So now liberals want the U.S. to bomb Iraq, and maybe Syria as well, to stop and defeat ISIS, the vilest terror group of all time. Where, one might ask, were these neo-neocons a couple of years ago, when stopping ISIS in its infancy might have spared us the current catastrophe?
Oh, right, they were dining at the table of establishment respectability, drinking from the fountain of opportunistic punditry, hissing at the sound of the names Wolfowitz, Cheney, Libby and Perle. And, always, rhapsodizing to the music of Obama................
Elsewhere, Mr. Packer has written that "American wars in Muslim countries created some extremists and inflamed many more, while producing a security vacuum that allowed them to wreak mayhem." This is the idea, central to the Obama administration's vision of the world, that wisdom often lies in inaction, that U.S. intervention only makes whatever we're intervening in worse. And then along came ISIS.

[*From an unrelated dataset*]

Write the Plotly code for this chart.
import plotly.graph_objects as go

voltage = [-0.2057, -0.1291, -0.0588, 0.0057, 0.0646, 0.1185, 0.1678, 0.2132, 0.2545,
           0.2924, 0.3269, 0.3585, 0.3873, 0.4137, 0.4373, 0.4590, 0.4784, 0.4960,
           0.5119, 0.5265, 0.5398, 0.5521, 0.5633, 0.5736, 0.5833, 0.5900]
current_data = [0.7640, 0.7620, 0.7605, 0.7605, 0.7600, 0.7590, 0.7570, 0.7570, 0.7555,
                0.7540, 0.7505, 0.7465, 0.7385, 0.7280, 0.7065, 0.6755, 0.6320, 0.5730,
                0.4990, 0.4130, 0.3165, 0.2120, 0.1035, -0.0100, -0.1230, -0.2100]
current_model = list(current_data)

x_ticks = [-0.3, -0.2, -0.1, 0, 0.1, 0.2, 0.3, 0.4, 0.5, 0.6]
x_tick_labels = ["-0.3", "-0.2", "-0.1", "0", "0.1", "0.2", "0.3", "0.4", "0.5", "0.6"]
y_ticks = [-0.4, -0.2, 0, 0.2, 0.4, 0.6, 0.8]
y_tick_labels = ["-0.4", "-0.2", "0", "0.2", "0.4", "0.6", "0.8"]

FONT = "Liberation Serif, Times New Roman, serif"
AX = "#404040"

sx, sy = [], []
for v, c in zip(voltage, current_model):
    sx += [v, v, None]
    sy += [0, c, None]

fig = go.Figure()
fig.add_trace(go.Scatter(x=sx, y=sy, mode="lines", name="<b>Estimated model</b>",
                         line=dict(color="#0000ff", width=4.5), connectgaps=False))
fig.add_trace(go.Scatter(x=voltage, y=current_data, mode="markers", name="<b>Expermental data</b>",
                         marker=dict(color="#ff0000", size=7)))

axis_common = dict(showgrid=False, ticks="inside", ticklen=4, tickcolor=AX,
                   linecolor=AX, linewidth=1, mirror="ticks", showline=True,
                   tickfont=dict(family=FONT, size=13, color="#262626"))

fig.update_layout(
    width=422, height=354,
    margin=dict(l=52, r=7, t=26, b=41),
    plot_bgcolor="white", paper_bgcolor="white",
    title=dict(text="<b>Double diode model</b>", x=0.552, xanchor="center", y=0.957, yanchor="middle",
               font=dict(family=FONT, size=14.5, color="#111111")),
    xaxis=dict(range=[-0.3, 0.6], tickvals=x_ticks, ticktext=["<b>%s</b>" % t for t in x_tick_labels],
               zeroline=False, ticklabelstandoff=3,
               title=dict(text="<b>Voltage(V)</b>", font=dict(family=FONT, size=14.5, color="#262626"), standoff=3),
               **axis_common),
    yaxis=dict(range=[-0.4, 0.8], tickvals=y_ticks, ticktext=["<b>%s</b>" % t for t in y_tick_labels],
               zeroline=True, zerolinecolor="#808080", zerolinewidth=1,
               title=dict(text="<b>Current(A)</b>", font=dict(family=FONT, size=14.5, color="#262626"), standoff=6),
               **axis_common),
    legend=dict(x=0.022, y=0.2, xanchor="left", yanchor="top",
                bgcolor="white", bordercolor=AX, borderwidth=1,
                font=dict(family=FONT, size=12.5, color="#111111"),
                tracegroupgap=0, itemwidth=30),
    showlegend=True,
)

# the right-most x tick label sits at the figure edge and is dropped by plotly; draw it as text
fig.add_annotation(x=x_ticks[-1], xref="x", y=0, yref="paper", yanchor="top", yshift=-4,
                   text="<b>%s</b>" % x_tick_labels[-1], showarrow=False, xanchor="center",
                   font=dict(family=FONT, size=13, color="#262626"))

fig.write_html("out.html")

In the current issue of the New Yorker, Mr. Packer has an essay titled "The Common Enemy," which paints ISIS in especially terrifying colors: The Islamic State's project is "totalitarian." Its ideology is "expansionist as well as eliminationist." It has "many hundreds of fighters holding European or American passports [who] will eventually return home with training, skills, and the arrogance of battlefield victory." It threatened a religious minority with "imminent genocide." Its ambitions will not "remain confined to the boundaries of the Tigris and the Euphrates." The administration's usual counterterrorism tool, the drone strike, is "barely relevant against the Islamic State's thousands of ground troops."

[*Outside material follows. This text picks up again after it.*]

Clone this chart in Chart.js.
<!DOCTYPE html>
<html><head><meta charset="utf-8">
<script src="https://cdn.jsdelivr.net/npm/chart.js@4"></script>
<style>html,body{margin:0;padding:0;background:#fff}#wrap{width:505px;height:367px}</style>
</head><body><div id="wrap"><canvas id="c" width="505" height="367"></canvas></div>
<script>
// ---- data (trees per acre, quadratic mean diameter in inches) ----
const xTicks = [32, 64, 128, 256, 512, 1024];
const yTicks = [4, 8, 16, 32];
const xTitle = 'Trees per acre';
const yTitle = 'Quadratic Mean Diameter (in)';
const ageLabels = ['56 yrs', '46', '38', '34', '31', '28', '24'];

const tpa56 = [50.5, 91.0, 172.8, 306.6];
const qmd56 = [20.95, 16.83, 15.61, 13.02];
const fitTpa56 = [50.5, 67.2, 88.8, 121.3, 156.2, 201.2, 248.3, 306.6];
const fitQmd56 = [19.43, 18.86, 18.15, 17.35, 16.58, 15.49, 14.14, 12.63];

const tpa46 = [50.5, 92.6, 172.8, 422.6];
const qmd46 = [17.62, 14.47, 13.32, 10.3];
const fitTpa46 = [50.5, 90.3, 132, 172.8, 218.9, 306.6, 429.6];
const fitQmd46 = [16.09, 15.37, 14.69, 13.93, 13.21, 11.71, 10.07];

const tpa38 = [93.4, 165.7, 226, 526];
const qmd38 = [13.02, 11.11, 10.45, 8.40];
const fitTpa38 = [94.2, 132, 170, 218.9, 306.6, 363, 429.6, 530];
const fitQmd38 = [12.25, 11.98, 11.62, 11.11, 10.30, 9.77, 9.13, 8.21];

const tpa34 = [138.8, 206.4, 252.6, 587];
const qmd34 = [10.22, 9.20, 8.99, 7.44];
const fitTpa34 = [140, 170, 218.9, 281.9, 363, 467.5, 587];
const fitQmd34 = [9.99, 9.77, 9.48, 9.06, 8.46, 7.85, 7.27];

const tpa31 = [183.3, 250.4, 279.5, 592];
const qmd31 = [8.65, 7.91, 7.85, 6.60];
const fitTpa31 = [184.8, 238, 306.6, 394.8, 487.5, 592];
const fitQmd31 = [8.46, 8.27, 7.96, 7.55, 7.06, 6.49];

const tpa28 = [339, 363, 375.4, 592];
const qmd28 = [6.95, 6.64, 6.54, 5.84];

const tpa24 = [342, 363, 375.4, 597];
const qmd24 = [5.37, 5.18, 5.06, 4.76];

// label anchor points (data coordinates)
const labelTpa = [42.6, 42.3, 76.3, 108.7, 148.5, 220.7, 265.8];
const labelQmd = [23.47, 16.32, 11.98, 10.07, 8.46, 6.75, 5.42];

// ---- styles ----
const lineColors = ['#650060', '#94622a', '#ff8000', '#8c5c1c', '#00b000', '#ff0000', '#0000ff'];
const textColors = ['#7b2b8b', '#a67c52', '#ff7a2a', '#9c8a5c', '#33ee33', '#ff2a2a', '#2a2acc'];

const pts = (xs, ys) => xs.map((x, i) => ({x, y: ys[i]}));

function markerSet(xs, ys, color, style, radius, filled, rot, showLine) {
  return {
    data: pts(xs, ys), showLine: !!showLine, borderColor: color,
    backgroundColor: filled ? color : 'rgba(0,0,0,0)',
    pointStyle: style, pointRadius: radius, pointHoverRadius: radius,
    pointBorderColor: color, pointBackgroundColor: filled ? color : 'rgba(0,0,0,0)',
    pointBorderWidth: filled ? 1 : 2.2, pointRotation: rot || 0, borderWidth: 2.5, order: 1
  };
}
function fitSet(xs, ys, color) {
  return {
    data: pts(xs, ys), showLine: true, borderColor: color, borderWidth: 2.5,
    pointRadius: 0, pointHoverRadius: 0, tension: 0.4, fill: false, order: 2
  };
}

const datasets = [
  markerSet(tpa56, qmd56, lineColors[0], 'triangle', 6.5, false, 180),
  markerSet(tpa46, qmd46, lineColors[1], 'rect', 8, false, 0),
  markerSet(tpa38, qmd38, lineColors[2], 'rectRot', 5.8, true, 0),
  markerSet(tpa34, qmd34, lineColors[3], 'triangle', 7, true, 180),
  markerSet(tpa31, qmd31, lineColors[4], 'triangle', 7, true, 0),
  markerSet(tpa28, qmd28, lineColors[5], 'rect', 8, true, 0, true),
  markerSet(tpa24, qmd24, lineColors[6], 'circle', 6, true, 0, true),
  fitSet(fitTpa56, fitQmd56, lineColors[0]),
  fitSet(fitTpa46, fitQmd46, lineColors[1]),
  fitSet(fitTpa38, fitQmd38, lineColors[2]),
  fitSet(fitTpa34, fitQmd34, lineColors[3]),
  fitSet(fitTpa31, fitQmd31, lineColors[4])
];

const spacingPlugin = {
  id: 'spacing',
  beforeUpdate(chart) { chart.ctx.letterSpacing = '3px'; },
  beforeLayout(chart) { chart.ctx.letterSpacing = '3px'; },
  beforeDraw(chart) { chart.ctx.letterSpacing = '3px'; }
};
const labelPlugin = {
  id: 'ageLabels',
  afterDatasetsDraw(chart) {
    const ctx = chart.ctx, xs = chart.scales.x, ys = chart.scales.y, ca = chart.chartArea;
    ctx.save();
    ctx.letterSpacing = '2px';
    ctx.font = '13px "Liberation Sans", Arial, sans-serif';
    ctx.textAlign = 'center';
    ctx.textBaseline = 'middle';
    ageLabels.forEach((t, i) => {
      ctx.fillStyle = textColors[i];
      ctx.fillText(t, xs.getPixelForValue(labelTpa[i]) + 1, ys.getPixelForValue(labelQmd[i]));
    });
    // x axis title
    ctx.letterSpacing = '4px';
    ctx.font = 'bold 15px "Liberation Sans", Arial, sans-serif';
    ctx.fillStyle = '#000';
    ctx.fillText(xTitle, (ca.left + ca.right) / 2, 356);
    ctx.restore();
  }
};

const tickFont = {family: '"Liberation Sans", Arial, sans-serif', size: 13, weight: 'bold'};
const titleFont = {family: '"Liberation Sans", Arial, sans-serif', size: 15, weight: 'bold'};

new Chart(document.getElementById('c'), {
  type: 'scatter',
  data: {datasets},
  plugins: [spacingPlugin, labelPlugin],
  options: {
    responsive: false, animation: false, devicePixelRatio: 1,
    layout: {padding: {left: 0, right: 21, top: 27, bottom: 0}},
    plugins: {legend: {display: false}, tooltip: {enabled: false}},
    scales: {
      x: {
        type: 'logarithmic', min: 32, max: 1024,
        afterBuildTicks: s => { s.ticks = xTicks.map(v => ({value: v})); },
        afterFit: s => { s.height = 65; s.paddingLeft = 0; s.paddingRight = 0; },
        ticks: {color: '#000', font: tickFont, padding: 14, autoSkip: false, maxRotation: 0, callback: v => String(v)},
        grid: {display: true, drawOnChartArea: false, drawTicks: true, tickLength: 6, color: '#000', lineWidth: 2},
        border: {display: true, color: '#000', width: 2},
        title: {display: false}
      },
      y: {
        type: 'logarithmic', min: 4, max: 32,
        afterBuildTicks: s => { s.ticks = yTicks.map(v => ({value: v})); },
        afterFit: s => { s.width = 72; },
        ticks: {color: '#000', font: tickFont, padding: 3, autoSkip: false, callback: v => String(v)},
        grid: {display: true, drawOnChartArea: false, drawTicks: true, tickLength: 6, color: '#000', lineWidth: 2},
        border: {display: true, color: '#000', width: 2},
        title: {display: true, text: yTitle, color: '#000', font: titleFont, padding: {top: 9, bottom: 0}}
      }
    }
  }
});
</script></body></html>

"Pay attention to other people's nightmares," he concludes, "because they might be contagious."
Correcto-mundo. Which brings us back to the questions confronting the Bush administration on Sept. 12, 2001. Are we going to fight terrorists over there—or are we going to wait for them to come here? Do we choose to confront terrorism by means of war—or as a criminal justice issue? Can we assume the cancer in the Middle East won't spread so we can "pivot" to Asia and do some more "nation-building at home"? Can we win with a light-footprint approach against a heavy-footprint enemy?